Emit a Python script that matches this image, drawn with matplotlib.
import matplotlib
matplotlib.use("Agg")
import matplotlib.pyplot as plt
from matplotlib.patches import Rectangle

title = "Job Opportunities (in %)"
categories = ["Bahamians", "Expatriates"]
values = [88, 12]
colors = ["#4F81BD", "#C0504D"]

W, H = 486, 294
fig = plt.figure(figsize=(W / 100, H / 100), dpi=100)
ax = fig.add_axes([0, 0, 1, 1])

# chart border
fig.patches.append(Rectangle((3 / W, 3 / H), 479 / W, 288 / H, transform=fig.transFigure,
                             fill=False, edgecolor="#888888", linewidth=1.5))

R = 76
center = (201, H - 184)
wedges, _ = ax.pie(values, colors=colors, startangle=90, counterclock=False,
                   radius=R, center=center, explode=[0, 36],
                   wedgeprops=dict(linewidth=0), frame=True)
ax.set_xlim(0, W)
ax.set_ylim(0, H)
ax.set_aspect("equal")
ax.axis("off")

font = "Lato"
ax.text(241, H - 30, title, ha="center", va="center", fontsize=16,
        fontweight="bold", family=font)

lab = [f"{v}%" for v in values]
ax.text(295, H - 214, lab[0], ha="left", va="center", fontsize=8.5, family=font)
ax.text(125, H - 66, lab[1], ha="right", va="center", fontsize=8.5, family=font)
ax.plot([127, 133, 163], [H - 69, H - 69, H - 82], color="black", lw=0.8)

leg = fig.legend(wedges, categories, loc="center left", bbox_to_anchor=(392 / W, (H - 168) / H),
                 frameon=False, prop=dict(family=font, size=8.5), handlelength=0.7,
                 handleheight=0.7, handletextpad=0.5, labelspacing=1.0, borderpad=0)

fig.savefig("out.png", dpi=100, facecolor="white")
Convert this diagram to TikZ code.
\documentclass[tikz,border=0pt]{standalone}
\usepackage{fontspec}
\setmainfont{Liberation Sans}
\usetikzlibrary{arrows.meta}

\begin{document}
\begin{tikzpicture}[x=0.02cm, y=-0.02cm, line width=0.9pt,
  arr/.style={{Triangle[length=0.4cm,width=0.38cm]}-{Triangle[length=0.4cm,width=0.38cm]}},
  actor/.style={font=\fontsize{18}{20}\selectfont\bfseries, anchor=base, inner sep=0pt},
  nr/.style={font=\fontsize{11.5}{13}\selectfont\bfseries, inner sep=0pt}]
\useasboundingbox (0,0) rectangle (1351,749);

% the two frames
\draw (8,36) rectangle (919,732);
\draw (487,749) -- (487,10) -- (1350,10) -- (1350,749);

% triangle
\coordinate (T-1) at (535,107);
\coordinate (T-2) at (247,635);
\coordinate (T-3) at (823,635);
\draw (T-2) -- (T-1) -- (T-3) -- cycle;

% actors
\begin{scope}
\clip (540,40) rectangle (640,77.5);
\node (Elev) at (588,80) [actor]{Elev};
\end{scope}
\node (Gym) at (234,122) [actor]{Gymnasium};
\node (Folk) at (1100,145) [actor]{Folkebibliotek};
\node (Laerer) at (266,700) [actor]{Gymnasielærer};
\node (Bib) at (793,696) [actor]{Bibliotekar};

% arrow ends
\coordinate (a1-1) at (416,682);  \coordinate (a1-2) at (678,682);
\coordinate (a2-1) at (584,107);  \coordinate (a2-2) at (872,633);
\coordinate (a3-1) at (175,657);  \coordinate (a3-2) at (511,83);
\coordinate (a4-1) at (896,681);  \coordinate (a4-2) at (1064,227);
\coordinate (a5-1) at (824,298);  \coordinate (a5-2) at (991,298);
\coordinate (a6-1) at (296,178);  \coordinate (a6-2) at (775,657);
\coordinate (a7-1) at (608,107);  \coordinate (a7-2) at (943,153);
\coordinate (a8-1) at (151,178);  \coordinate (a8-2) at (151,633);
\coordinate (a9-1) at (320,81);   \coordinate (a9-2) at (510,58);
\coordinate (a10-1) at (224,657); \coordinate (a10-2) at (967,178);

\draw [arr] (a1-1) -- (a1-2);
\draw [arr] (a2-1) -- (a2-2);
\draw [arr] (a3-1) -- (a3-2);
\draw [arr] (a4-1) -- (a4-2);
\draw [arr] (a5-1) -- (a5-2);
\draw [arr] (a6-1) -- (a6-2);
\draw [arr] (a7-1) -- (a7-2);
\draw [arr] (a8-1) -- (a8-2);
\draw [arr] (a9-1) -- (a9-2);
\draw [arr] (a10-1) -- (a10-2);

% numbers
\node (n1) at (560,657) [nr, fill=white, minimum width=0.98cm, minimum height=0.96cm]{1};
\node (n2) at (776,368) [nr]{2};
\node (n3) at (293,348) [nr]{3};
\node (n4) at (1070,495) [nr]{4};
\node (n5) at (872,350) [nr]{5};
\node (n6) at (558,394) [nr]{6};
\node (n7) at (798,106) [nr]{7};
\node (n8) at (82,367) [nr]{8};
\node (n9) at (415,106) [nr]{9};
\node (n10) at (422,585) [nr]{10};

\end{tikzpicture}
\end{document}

** Given instruction **
Please print the lines from the start of the records up to and including the line with "from matplotlib.patches import Rectangle", copying each one exactly and leaving out the rest.

** Correct output **
Emit a Python script that matches this image, drawn with matplotlib.
import matplotlib
matplotlib.use("Agg")
import matplotlib.pyplot as plt
from matplotlib.patches import Rectangle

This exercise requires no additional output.